• [EXERCISE BRIEF] Take the line containing "Write the TikZ code for this diagram." and every line after it to the end of the material below; reproduce them exactly, without pictures.

• [DATASET RECORDS]
++++++
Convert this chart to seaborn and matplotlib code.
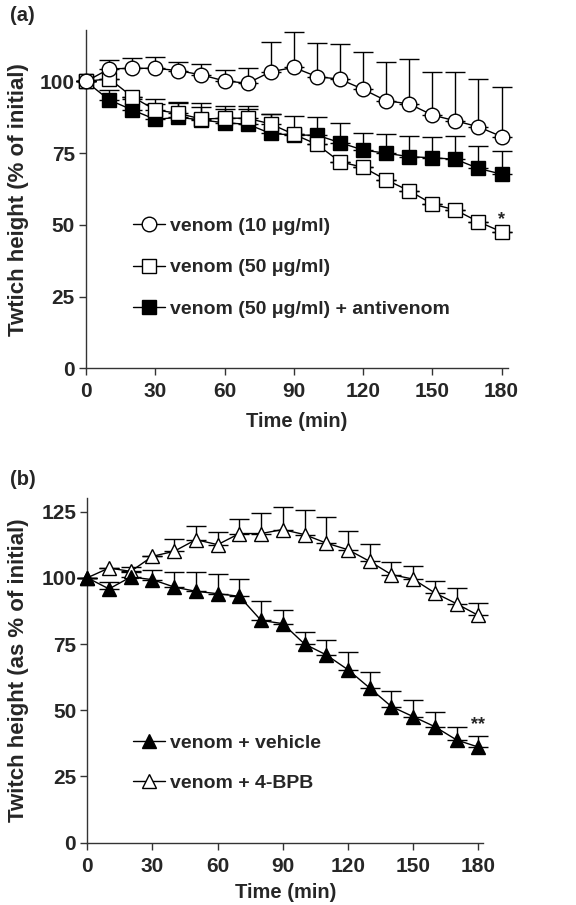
import numpy as np
import matplotlib
matplotlib.use("Agg")
import matplotlib.pyplot as plt
import seaborn as sns

# time points (min)
t = list(range(0, 181, 10))

# panel (a)
v10 = [100, 104.4, 104.6, 104.6, 103.8, 102.3, 100.2, 99.4, 103.4, 104.9,
       101.7, 100.8, 97.3, 93.3, 92.2, 88.3, 86.3, 84.2, 80.8]
v10_err = [0, 3.1, 3.6, 3.8, 3.0, 3.8, 3.8, 5.4, 10.3, 12.4,
           11.6, 12.4, 13.0, 13.6, 15.5, 15.0, 17.0, 16.7, 17.4]
v50 = [100, 101, 94.7, 90.1, 88.9, 86.9, 87.2, 87.2, 85.2, 81.6,
       78.1, 72.0, 70.1, 65.7, 61.9, 57.3, 55.2, 51.1, 47.6]
v50_err = [0, 0, 0, 3.8, 4.1, 5.5, 4.3, 4.3, 3.5, 0,
           0, 0, 0, 0, 0, 0, 0, 0, 0]
v50av = [100, 93.6, 90.1, 86.8, 87.5, 86.6, 85.6, 85.1, 81.9, 81.3,
         81.3, 78.7, 76.1, 75.0, 73.8, 73.4, 72.9, 69.7, 67.7]
v50av_err = [0, 3.4, 3.9, 5.2, 5.0, 4.4, 4.9, 5.4, 6.6, 6.7,
             6.2, 6.9, 6.1, 6.6, 7.2, 7.4, 8.1, 7.9, 8.2]

# panel (b)
veh = [100, 95.8, 100.3, 99.3, 96.5, 94.9, 94.0, 93.0, 83.9, 82.7,
       75.0, 70.9, 65.3, 58.4, 51.4, 47.6, 43.8, 38.8, 36.1]
veh_err = [0, 2.6, 1.7, 3.7, 5.5, 7.1, 7.6, 6.7, 7.4, 5.2,
           4.7, 5.7, 6.5, 6.2, 6.0, 6.3, 5.7, 4.8, 4.2]
bpb = [100, 103.7, 102.4, 108.1, 110.0, 114.4, 112.5, 116.7, 116.7, 118.2,
       116.3, 113.1, 110.6, 106.2, 101.2, 99.5, 94.3, 90.2, 85.8]
bpb_err = [0, 0, 1.5, 0, 4.8, 5.3, 4.7, 5.6, 7.8, 8.6,
           9.4, 9.7, 6.9, 6.7, 4.8, 4.8, 4.6, 5.9, 4.7]

sns.set_style("ticks")
plt.rcParams["font.family"] = ["Liberation Sans", "DejaVu Sans"]
plt.rcParams["font.weight"] = "bold"
plt.rcParams["axes.labelweight"] = "bold"

fig = plt.figure(figsize=(5.76, 9.05), dpi=100)
ax_a = fig.add_axes([86 / 576, 0.593, 422 / 576, 0.374])
ax_b = fig.add_axes([87.3 / 576, 0.0688, 396 / 576, 0.3806])


def series(ax, y, err, marker, face, label, z, ms):
    ax.errorbar(t, y, yerr=[np.zeros(len(err)), err], fmt="none", ecolor="black",
                elinewidth=1, capsize=7, capthick=1, zorder=2, clip_on=False)
    sns.lineplot(x=t, y=y, ax=ax, color="black", linewidth=1, marker=marker,
                 markersize=ms, markerfacecolor=face, markeredgecolor="black",
                 markeredgewidth=1, label=label, zorder=z, clip_on=False)


series(ax_a, v50av, v50av_err, "s", "black", "venom (50 μg/ml) + antivenom", 3, 9.8)
series(ax_a, v50, v50_err, "s", "white", "venom (50 μg/ml)", 4, 9.8)
series(ax_a, v10, v10_err, "o", "white", "venom (10 μg/ml)", 5, 10.5)

series(ax_b, bpb, bpb_err, "^", "white", "venom + 4-BPB", 3, 10.5)
series(ax_b, veh, veh_err, "^", "black", "venom + vehicle", 4, 10.5)

ax_a.text(180, 52, "*", ha="center", va="center", fontsize=13, fontweight="bold")
ax_b.text(180, 44.5, "**", ha="center", va="center", fontsize=13, fontweight="bold")

for ax, ytop, xr, yticks, ylab, lx, xpad in [
        (ax_a, 118, 182.8, [0, 25, 50, 75, 100], "Twtich height (% of initial)", -0.135, 8),
        (ax_b, 130, 182.3, [0, 25, 50, 75, 100, 125], "Twitch height (as % of initial)", -0.147, 5)]:
    ax.set_xlim(0, xr)
    ax.set_ylim(0, ytop)
    ax.set_xticks(range(0, 181, 30))
    ax.set_yticks(yticks)
    ax.set_xlabel("Time (min)", fontsize=14.5, labelpad=xpad)
    ax.set_ylabel(ylab, fontsize=16)
    ax.yaxis.set_label_coords(lx, 0.5)
    ax.tick_params(labelsize=15, length=5, width=1, color="#333333")
    ax.tick_params(axis="x", pad=5)
    ax.tick_params(axis="y", pad=3)
    for s in ["left", "bottom"]:
        ax.spines[s].set_linewidth(1)
        ax.spines[s].set_color("#333333")
    sns.despine(ax=ax)

h, l = ax_a.get_legend_handles_labels()
order = [l.index("venom (10 μg/ml)"), l.index("venom (50 μg/ml)"),
         l.index("venom (50 μg/ml) + antivenom")]
ax_a.legend([h[i] for i in order], [l[i] for i in order], loc="upper left",
            bbox_to_anchor=(0.111, 0.447), frameon=False, fontsize=14,
            handlelength=1.65, handletextpad=0.25, labelspacing=1.24,
            borderpad=0, borderaxespad=0)

h, l = ax_b.get_legend_handles_labels()
order = [l.index("venom + vehicle"), l.index("venom + 4-BPB")]
ax_b.legend([h[i] for i in order], [l[i] for i in order], loc="upper left",
            bbox_to_anchor=(0.115, 0.315), frameon=False, fontsize=14,
            handlelength=1.65, handletextpad=0.25, labelspacing=1.16,
            borderpad=0, borderaxespad=0)

fig.text(0.017, 0.983, "(a)", fontsize=14.5, fontweight="bold", va="center", ha="left")
fig.text(0.017, 0.470, "(b)", fontsize=14.5, fontweight="bold", va="center", ha="left")

fig.savefig("out.png", dpi=100)
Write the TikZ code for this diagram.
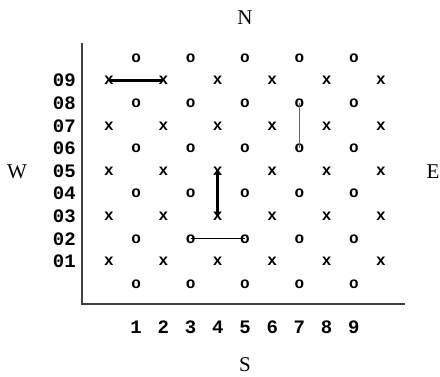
\documentclass[tikz,border=0pt]{standalone}
\usepackage{fontspec}
\setmainfont{Liberation Serif}
\setmonofont{Liberation Mono}
\begin{document}
\begin{tikzpicture}[x=1pt,y=-1pt,
  xmk/.style={inner sep=0pt,font=\fontsize{16}{16}\selectfont\ttfamily\bfseries},
  omk/.style={inner sep=0pt,font=\fontsize{16}{16}\selectfont\ttfamily\bfseries},
  lbl/.style={inner sep=0pt,font=\fontsize{19}{19}\selectfont\ttfamily\bfseries},
  dir/.style={inner sep=0pt,font=\fontsize{21}{21}\selectfont},
  axis/.style={draw=black!75,line width=1.2pt},
  heavy/.style={line width=3pt},
  light/.style={line width=1pt}]
\useasboundingbox (0,0) rectangle (440,376);
% axes
\coordinate (ytop) at (82,43);
\coordinate (orig) at (82,304);
\coordinate (xend) at (405,304);
\draw[axis] (ytop) -- (orig) -- (xend);
% grid marks
\foreach \c in {0,2,4,6,8,10}{
  \foreach \r in {1,3,5,7,9}{
    \node[xmk] (p-\c-\r) at ({109+27.2*\c},{284-22.6*\r}) {x};
  }
}
\foreach \c in {1,3,5,7,9}{
  \foreach \r in {0,2,4,6,8,10}{
    \node[omk] (p-\c-\r) at ({109+27.2*\c},{284-22.6*\r}) {o};
  }
}
% row labels
\foreach \r in {1,...,9}{
  \node[lbl,anchor=east] (row\r) at (76,{284-22.6*\r}) {0\r};
}
% column labels
\foreach \c in {1,...,9}{
  \node[lbl] (col\c) at ({109+27.2*\c},327) {\c};
}
% compass
\node[dir] (N) at (245,18) {N};
\node[dir] (S) at (245,365) {S};
\node[dir] (W) at (17,172) {W};
\node[dir] (E) at (433,172) {E};
% links
\draw[heavy] (p-0-9.center) -- (p-2-9.center);
\draw[heavy] (p-4-5.center) -- (p-4-3.center);
\draw[light,draw=black!60] (p-7-8.center) -- (p-7-6.center);
\draw[light] (p-3-2.center) -- (p-5-2.center);
\end{tikzpicture}
\end{document}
++++++
• [ANSWER TO THIS PROBLEM]
Write the TikZ code for this diagram.
\documentclass[tikz,border=0pt]{standalone}
\usepackage{fontspec}
\setmainfont{Liberation Serif}
\setmonofont{Liberation Mono}
\begin{document}
\begin{tikzpicture}[x=1pt,y=-1pt,
  xmk/.style={inner sep=0pt,font=\fontsize{16}{16}\selectfont\ttfamily\bfseries},
  omk/.style={inner sep=0pt,font=\fontsize{16}{16}\selectfont\ttfamily\bfseries},
  lbl/.style={inner sep=0pt,font=\fontsize{19}{19}\selectfont\ttfamily\bfseries},
  dir/.style={inner sep=0pt,font=\fontsize{21}{21}\selectfont},
  axis/.style={draw=black!75,line width=1.2pt},
  heavy/.style={line width=3pt},
  light/.style={line width=1pt}]
\useasboundingbox (0,0) rectangle (440,376);
% axes
\coordinate (ytop) at (82,43);
\coordinate (orig) at (82,304);
\coordinate (xend) at (405,304);
\draw[axis] (ytop) -- (orig) -- (xend);
% grid marks
\foreach \c in {0,2,4,6,8,10}{
  \foreach \r in {1,3,5,7,9}{
    \node[xmk] (p-\c-\r) at ({109+27.2*\c},{284-22.6*\r}) {x};
  }
}
\foreach \c in {1,3,5,7,9}{
  \foreach \r in {0,2,4,6,8,10}{
    \node[omk] (p-\c-\r) at ({109+27.2*\c},{284-22.6*\r}) {o};
  }
}
% row labels
\foreach \r in {1,...,9}{
  \node[lbl,anchor=east] (row\r) at (76,{284-22.6*\r}) {0\r};
}
% column labels
\foreach \c in {1,...,9}{
  \node[lbl] (col\c) at ({109+27.2*\c},327) {\c};
}
% compass
\node[dir] (N) at (245,18) {N};
\node[dir] (S) at (245,365) {S};
\node[dir] (W) at (17,172) {W};
\node[dir] (E) at (433,172) {E};
% links
\draw[heavy] (p-0-9.center) -- (p-2-9.center);
\draw[heavy] (p-4-5.center) -- (p-4-3.center);
\draw[light,draw=black!60] (p-7-8.center) -- (p-7-6.center);
\draw[light] (p-3-2.center) -- (p-5-2.center);
\end{tikzpicture}
\end{document}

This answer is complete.